Will you print the material below without altering a single character?
++++++++
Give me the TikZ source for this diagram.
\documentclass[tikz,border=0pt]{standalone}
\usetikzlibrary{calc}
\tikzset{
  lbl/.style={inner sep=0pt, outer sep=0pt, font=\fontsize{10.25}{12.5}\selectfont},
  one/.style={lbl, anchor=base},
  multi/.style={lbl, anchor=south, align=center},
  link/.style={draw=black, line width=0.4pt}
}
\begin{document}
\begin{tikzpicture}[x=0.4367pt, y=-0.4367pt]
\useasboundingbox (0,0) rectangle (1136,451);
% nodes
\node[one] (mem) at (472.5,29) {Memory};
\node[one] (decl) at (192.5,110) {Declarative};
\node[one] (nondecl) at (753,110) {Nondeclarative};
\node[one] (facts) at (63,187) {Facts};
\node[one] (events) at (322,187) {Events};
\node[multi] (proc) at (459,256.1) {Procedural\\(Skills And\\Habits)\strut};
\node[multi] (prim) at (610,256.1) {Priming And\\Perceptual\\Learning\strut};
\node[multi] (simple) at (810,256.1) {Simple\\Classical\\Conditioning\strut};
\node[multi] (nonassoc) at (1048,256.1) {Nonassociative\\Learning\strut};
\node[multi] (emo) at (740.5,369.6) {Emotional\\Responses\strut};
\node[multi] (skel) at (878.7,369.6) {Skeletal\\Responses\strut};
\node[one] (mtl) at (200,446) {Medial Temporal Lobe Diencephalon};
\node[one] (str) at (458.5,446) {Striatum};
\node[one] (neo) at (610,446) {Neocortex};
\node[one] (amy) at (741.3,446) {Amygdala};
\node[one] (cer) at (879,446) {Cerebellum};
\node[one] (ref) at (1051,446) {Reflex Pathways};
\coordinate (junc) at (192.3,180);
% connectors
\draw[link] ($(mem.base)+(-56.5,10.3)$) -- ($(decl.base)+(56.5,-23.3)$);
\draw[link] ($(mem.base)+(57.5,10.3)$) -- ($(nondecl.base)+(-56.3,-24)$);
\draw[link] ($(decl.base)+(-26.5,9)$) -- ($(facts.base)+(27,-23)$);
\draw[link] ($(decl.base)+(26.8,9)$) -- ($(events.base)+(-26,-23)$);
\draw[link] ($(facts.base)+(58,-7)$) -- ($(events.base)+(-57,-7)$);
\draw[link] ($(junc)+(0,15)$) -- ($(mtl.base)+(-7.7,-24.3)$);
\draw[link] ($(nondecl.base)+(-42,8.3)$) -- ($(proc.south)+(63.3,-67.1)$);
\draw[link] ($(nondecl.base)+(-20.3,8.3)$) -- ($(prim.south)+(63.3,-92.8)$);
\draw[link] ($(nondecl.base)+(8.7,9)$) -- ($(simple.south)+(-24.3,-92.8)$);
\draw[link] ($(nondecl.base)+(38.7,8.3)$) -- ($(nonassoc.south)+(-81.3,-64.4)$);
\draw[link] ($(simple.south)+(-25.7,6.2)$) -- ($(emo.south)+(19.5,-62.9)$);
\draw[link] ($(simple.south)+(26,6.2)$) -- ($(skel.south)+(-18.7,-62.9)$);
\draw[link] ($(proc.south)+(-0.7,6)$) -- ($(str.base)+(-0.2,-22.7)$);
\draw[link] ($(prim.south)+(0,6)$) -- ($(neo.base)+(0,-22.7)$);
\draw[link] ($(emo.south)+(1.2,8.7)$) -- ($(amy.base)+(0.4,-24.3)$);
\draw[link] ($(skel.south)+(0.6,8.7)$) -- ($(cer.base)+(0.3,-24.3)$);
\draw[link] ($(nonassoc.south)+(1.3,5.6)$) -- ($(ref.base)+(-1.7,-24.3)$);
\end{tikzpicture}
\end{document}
++++++++
Answer to this exercise:
Give me the TikZ source for this diagram.
\documentclass[tikz,border=0pt]{standalone}
\usetikzlibrary{calc}
\tikzset{
  lbl/.style={inner sep=0pt, outer sep=0pt, font=\fontsize{10.25}{12.5}\selectfont},
  one/.style={lbl, anchor=base},
  multi/.style={lbl, anchor=south, align=center},
  link/.style={draw=black, line width=0.4pt}
}
\begin{document}
\begin{tikzpicture}[x=0.4367pt, y=-0.4367pt]
\useasboundingbox (0,0) rectangle (1136,451);
% nodes
\node[one] (mem) at (472.5,29) {Memory};
\node[one] (decl) at (192.5,110) {Declarative};
\node[one] (nondecl) at (753,110) {Nondeclarative};
\node[one] (facts) at (63,187) {Facts};
\node[one] (events) at (322,187) {Events};
\node[multi] (proc) at (459,256.1) {Procedural\\(Skills And\\Habits)\strut};
\node[multi] (prim) at (610,256.1) {Priming And\\Perceptual\\Learning\strut};
\node[multi] (simple) at (810,256.1) {Simple\\Classical\\Conditioning\strut};
\node[multi] (nonassoc) at (1048,256.1) {Nonassociative\\Learning\strut};
\node[multi] (emo) at (740.5,369.6) {Emotional\\Responses\strut};
\node[multi] (skel) at (878.7,369.6) {Skeletal\\Responses\strut};
\node[one] (mtl) at (200,446) {Medial Temporal Lobe Diencephalon};
\node[one] (str) at (458.5,446) {Striatum};
\node[one] (neo) at (610,446) {Neocortex};
\node[one] (amy) at (741.3,446) {Amygdala};
\node[one] (cer) at (879,446) {Cerebellum};
\node[one] (ref) at (1051,446) {Reflex Pathways};
\coordinate (junc) at (192.3,180);
% connectors
\draw[link] ($(mem.base)+(-56.5,10.3)$) -- ($(decl.base)+(56.5,-23.3)$);
\draw[link] ($(mem.base)+(57.5,10.3)$) -- ($(nondecl.base)+(-56.3,-24)$);
\draw[link] ($(decl.base)+(-26.5,9)$) -- ($(facts.base)+(27,-23)$);
\draw[link] ($(decl.base)+(26.8,9)$) -- ($(events.base)+(-26,-23)$);
\draw[link] ($(facts.base)+(58,-7)$) -- ($(events.base)+(-57,-7)$);
\draw[link] ($(junc)+(0,15)$) -- ($(mtl.base)+(-7.7,-24.3)$);
\draw[link] ($(nondecl.base)+(-42,8.3)$) -- ($(proc.south)+(63.3,-67.1)$);
\draw[link] ($(nondecl.base)+(-20.3,8.3)$) -- ($(prim.south)+(63.3,-92.8)$);
\draw[link] ($(nondecl.base)+(8.7,9)$) -- ($(simple.south)+(-24.3,-92.8)$);
\draw[link] ($(nondecl.base)+(38.7,8.3)$) -- ($(nonassoc.south)+(-81.3,-64.4)$);
\draw[link] ($(simple.south)+(-25.7,6.2)$) -- ($(emo.south)+(19.5,-62.9)$);
\draw[link] ($(simple.south)+(26,6.2)$) -- ($(skel.south)+(-18.7,-62.9)$);
\draw[link] ($(proc.south)+(-0.7,6)$) -- ($(str.base)+(-0.2,-22.7)$);
\draw[link] ($(prim.south)+(0,6)$) -- ($(neo.base)+(0,-22.7)$);
\draw[link] ($(emo.south)+(1.2,8.7)$) -- ($(amy.base)+(0.4,-24.3)$);
\draw[link] ($(skel.south)+(0.6,8.7)$) -- ($(cer.base)+(0.3,-24.3)$);
\draw[link] ($(nonassoc.south)+(1.3,5.6)$) -- ($(ref.base)+(-1.7,-24.3)$);
\end{tikzpicture}
\end{document}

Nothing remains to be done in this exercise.